A Giant Calls: A Review of "I Kill Giants"
Based on the hugely successful graphic novel that was published in 2008, the film adaptation of I Kill Giants is a meditative, nuanced coming-of-age study of grief, denial, and being different. As such, it shares much with the 2017 film A Monster Calls. While Monster by Patrick Ness was actually written after Giants, which was penned by Joe Kelly and Ken Nimura, Giants has a more contemporary feel—but that doesn’t necessarily make it more immediate or effective.
For the fans of the graphic novel, they were ecstatic about the near to faithful rendering of the film version. As the screenplay was written by Kelly himself, a lot of the dialogue was kept intact, as with the framing that mimicked the artwork as found in the book. Barbara’s (Madison Wolfe) sharp tongued demeanor came to life in such scenes as when she provokes her baseball P.E. instructor, or in her sessions with the school guidance counsellor, Mrs. Mollé (Zoe Saldana). Her quirky friendship with Sophia (Sydney Wade) and her fractured relationship with her sister Karen (Imogen Poots) are similar benchmarks that run a common thread between novel and film.

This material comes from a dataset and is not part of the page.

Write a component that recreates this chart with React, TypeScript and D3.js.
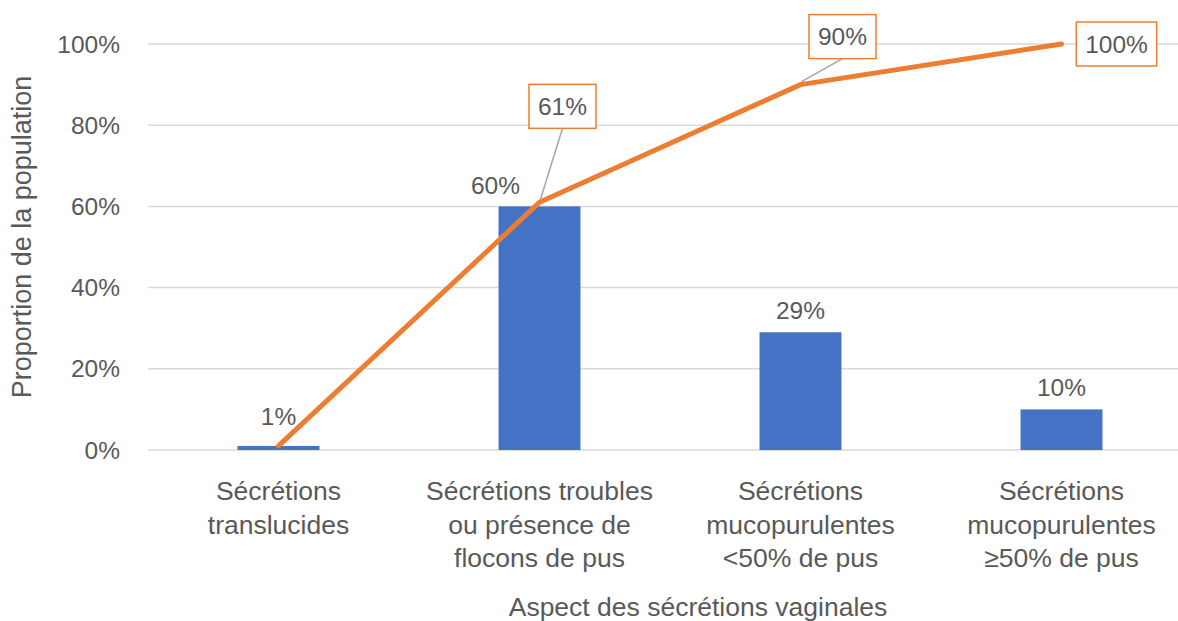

Not very likeable from the outset, for those unfamiliar with the book, Barbara may be something of a test for investing in the film’s main protagonist. And this is where the film falters in comparison to Monster Calls, where Lewis MacDougall’s Conor had a very expressive face and more sympathetic patina. Felicity Jones as the mother in Monster similarly makes more of an impression than the mother here in Giants. The seaside town location plays a part in the story’s development, reminiscent of the location in the film Manchester.
The film does have something to say about how a child will cope with grief, impending death of a loved one, and how all this impacts on the already confusing stage of adolescence; but in I Kill Giants, when the reveal does come, we’ve already expended much of the empathy we should be harbouring for Barbara.